Звонит Яше взрослый «русский мальчик», вполне свойский и дружеский, и говорит:
— Яша, твоего Кузьминского нужно убить!
— Что случилось?
— Вчера на всю Америку эта пьяная свинья выступала по телевизору, валяясь на грязной кровати вместе с бегающими по нему драными собаками.
— О чём ты говоришь?
— Я говорю, что его нужно убить. Нечего всех русских позорить!
— У Кузьминского есть свои достоинства. И сможешь ли ты сам стать убийцей?
— Не защищай эту мерзость! Все возмущены его выступлением. Вчера был показан фильм по телевидению на всю Америку о Кузьминском и другом разном сброде. Мы начали сбор денег против показа клеветнических фильмов о русских, против режиссёра Джессики Сэвидж, против студии. Сбор денег объявлен в русской газете. Тысячи откликнулись!
Яша и я фильма не смотрели. Позвонили одному человеку Л. Л., на мнение которого можно было рассчитывать:
— Фильм как фильм. Такие фильмы ставят и о кубинцах, и об испанцах…

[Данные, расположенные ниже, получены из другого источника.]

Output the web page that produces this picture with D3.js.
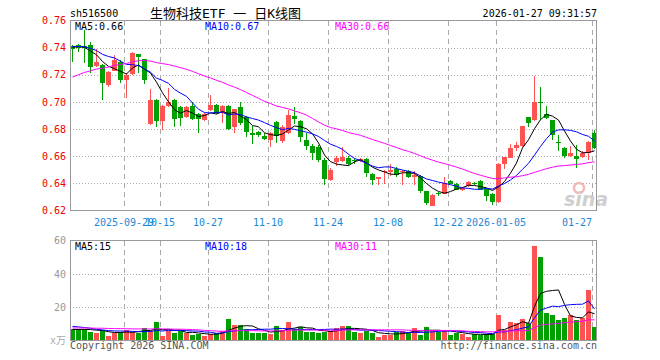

Спросили мнение американцев о фильме:
— Жаль потерявшихся в Америке русских поэтов, писателей. Как трудно приспособиться! Как тяжело внедряется другая культура!
Собрали сколько‑то денег на суд о клевете против Джессики Сэвидж, но она погибла в автомобильной катастрофе. Деньги каждому вернули, поблагодарив за участие. Суд над режиссёром и клеветой не состоялся. Кузьминского не убили.
Посмотрев фильм «Бывшие», я увидела, как наш идеал испортил наш вкус во все стороны, и читателей, и писателей.
Я увидела, что читатели достойны своих писателей, и, к сожалению, наши поэты и писатели — не первые среди своих читателей.
Нам, воспитанным на портретах вождей-идеалов, никак не отделить себя от стада.
Были или не были писатели? Была или не была литература?
Послушайте про меня.
Заехали на заправочную станцию, я со своей американской подругой Энн. Говорю заправщику:
— Пожалуйста, заполните бак regular (обыкновенным бензином).
Он переспрашивает меня:
— Что?
— Regular, — отвечаю я.
Отъехав от заправочной станции, Энн меня спрашивает:
— А почему русские такие невежливые?
— Что?
— Вы не говорите «please»: «Regular, please!»
— Он мне не понравился, — отвечаю я. — А когда ff u it мне заправщик нравится, то я даже даю на чай .
Хорошо или плохо? И как смотреть? «Мы» более эмоциональны? Всё затрагиваем глубоко личным образом? Как научиться вкладывать в свои чувства что‑то искусственное, без проявлений «общественного»? «Отделить» себя от заправщика? Не притворяться, нет, а наконец, владеть своими эмоциями?